Auto loans for individuals with an 800 credit score typically come with the best available interest rates, often ranging from approximately 5.25% for new cars and 7.13% for used cars as of 2024 data. An excellent credit score allows for higher loan amounts, potentially financing new vehicles ranging from $30,000 to over $100,000, depending on income and debt obligations. The loan-to-value (LTV) ratio for the vehicle also plays a role in determining the maximum financing amount.
Personal loans, which are generally unsecured, can be a flexible option for various needs. With an 800 credit score, individuals may qualify for personal loan amounts ranging from $1,000 up to $100,000 or even more, depending on the lender’s specific offerings and the borrower’s income and DTI. These loans often have repayment terms of five to seven years.

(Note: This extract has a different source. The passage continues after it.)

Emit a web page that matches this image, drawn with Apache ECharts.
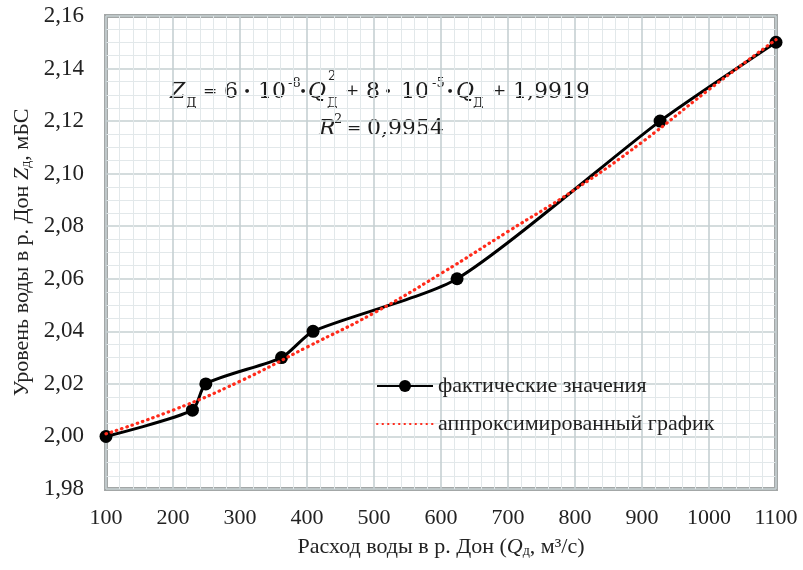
<!DOCTYPE html>
<html>
<head>
<meta charset="utf-8">
<script src="https://cdn.jsdelivr.net/npm/echarts@6/dist/echarts.min.js"></script>
<style>
  html, body { margin: 0; padding: 0; background: #fff; }
  #chart { width: 803px; height: 570px; }
</style>
</head>
<body>
<div id="chart"></div>
<script>
// Measured discharge (m³/s) and water level (m BS) of the Don
const flowQ  = [100, 229, 249, 362, 409, 624, 927, 1100];
const levelZ = [2.00, 2.01, 2.02, 2.03, 2.04, 2.06, 2.12, 2.15];

// Quadratic trend line read along its course
const trendQ = [100, 200, 300, 400, 500, 600, 700, 800, 900, 1000, 1100];
const trendZ = [2.001, 2.010, 2.021, 2.034, 2.047, 2.062, 2.078, 2.094, 2.112, 2.132, 2.151];

// Axis settings
const xTicks = { min: 100, max: 1100, step: 100 };
const yTicks = { min: 1.98, max: 2.16, step: 0.02 };

const seriesNames = ['фактические значения', 'аппроксимированный график'];

const SERIF = 'Liberation Serif';
const EQ = 'DejaVu Serif';

const chart = echarts.init(document.getElementById('chart'), null, { renderer: 'canvas' });

// One piece of the regression formula drawn as free text
function piece(x, y, text, size, opts) {
  opts = opts || {};
  return {
    type: 'text', x: x, y: y, silent: true,
    style: {
      text: text, fill: '#1c1c1c',
      font: (opts.italic ? 'italic ' : '') + size + 'px "' + EQ + '"',
      align: opts.align || 'left', verticalAlign: 'middle'
    }
  };
}

const BIG = 22, SMALL = 13, DOT = 13, OP = 17;
const L1 = 92, L2 = 129;
const C = { align: 'center' };
const equation = [
  piece(170, L1, 'Z', BIG, { italic: true }),
  piece(186, L1 + 12, 'Д', SMALL),
  piece(210, L1, '=', OP, C),
  piece(231, L1, '6', BIG, C),
  piece(247, L1 + 1, '•', DOT, C),
  piece(272, L1, '10', BIG, C),
  piece(288, L1 - 8, '-8', SMALL),
  piece(303, L1 + 1, '•', DOT, C),
  piece(308, L1, 'Q', BIG, { italic: true }),
  piece(328, L1 - 15, '2', SMALL),
  piece(327, L1 + 12, 'Д', SMALL),
  piece(352, L1, '+', OP, C),
  piece(373, L1, '8', BIG, C),
  piece(388, L1 + 1, '•', DOT, C),
  piece(415, L1, '10', BIG, C),
  piece(432, L1 - 8, '-5', SMALL),
  piece(450, L1 + 1, '•', DOT, C),
  piece(456, L1, 'Q', BIG, { italic: true }),
  piece(473, L1 + 12, 'Д', SMALL),
  piece(499, L1, '+', OP, C),
  piece(513, L1, '1,9919', BIG),
  piece(319, L2, 'R', BIG, { italic: true }),
  piece(334, L2 - 9, '2', SMALL),
  piece(354, L2, '=', OP, C),
  piece(367, L2, '0,9954', BIG)
];

const nameRich = {
  i: { fontFamily: SERIF, fontSize: 22, fontStyle: 'italic', color: '#222' },
  s: { fontFamily: SERIF, fontSize: 14, color: '#222', verticalAlign: 'bottom', padding: [6, 0, 0, 0] }
};

const option = {
  backgroundColor: '#ffffff',
  animation: false,
  grid: {
    left: 106, right: 27, top: 16, bottom: 81,
    containLabel: false,
    outerBoundsMode: 'none',
    show: true,
    borderColor: '#a3a7a7',
    borderWidth: 4,
    backgroundColor: 'transparent'
  },
  legend: {
    orient: 'vertical',
    left: 371, top: 370,
    padding: 5,
    itemWidth: 56, itemHeight: 15, itemGap: 16,
    data: [
      { name: seriesNames[0] },
      { name: seriesNames[1], itemStyle: { opacity: 0 } }
    ],
    textStyle: { fontFamily: SERIF, fontSize: 22, color: '#222' }
  },
  xAxis: {
    type: 'value',
    min: xTicks.min, max: xTicks.max, interval: xTicks.step,
    axisLine: { show: false },
    axisTick: { show: false },
    axisLabel: { fontFamily: SERIF, fontSize: 22, color: '#222', margin: 18, formatter: v => String(v) },
    splitLine: { show: true, lineStyle: { color: '#c6d0d2', width: 1.6 } },
    minorTick: { show: false, splitNumber: 5 },
    minorSplitLine: { show: true, lineStyle: { color: '#e2e8ea', width: 1 } },
    name: 'Расход воды в р. Дон ({i|Q}{s|д}, м³/с)',
    nameLocation: 'middle',
    nameGap: 47,
    nameTextStyle: { fontFamily: SERIF, fontSize: 22, color: '#222', rich: nameRich }
  },
  yAxis: {
    type: 'value',
    min: yTicks.min, max: yTicks.max, interval: yTicks.step,
    axisLine: { show: false },
    axisTick: { show: false },
    axisLabel: {
      fontFamily: SERIF, fontSize: 23, color: '#222', margin: 22,
      formatter: v => v.toFixed(2).replace('.', ',')
    },
    splitLine: { show: true, lineStyle: { color: '#c6d0d2', width: 1.6 } },
    minorTick: { show: false, splitNumber: 4 },
    minorSplitLine: { show: true, lineStyle: { color: '#e2e8ea', width: 1 } },
    name: 'Уровень воды в р. Дон {i|Z}{s|д}, мБС',
    nameLocation: 'middle',
    nameGap: 70,
    nameRotate: 90,
    nameTextStyle: { fontFamily: SERIF, fontSize: 22, color: '#222', rich: nameRich }
  },
  series: [
    {
      name: seriesNames[0],
      type: 'line',
      data: flowQ.map((q, i) => [q, levelZ[i]]),
      smooth: 0.22,
      symbol: 'circle',
      symbolSize: 13,
      itemStyle: { color: '#000' },
      lineStyle: { color: '#000', width: 3 },
      z: 3
    },
    {
      name: seriesNames[1],
      type: 'line',
      data: trendQ.map((q, i) => [q, trendZ[i]]),
      smooth: true,
      symbol: 'none',
      itemStyle: { color: '#ff2a1a' },
      lineStyle: { color: '#ff2a1a', width: 3.2, type: [0.5, 5], cap: 'round' },
      z: 4
    }
  ],
  graphic: equation
};

chart.setOption(option);
</script>
</body>
</html>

Credit cards for those with an 800 credit score typically feature substantial credit limits. The average credit card limit for consumers with an 800-plus score was around $69,346 in 2023. Premium credit cards can offer initial limits ranging from $10,000 to $25,000, with potential for increases to $50,000 or higher. Home equity loans and Home Equity Lines of Credit (HELOCs), secured by the borrower’s home equity, typically allow access to 80% to 90% of the home’s appraised value minus any outstanding mortgage balance. Loan amounts can range from tens of thousands to hundreds of thousands of dollars, with some lenders offering up to $500,000.
Even with an 800 credit score, individuals can take proactive steps to potentially increase their borrowing limits further. One effective strategy is to improve your debt-to-income (DTI) ratio by paying down existing debts before applying for new credit. Reducing outstanding balances on credit cards or personal loans lowers monthly debt obligations, making more of your income available for new loan payments. Lenders generally prefer a DTI below 36%.
Increasing your verifiable income can also significantly boost your borrowing capacity. Documenting all stable income sources, including regular employment or consistent secondary earnings, provides a clearer picture of your financial strength. For secured loans, offering more substantial collateral or a larger down payment can reduce the lender’s risk and potentially increase the maximum loan amount. A lower loan-to-value (LTV) ratio, such as putting down 20% on a home instead of 10%, can make you eligible for larger loan sizes or better terms.
Shopping around for different lenders is another beneficial step, as each financial institution has unique underwriting criteria and risk appetites. Comparing offers from multiple banks, credit unions, and online lenders can reveal variations in maximum loan amounts and interest rates. Continuously maintaining a long and positive credit history, characterized by timely payments and responsible credit use, reinforces your financial reliability and can contribute to maximizing future borrowing potential.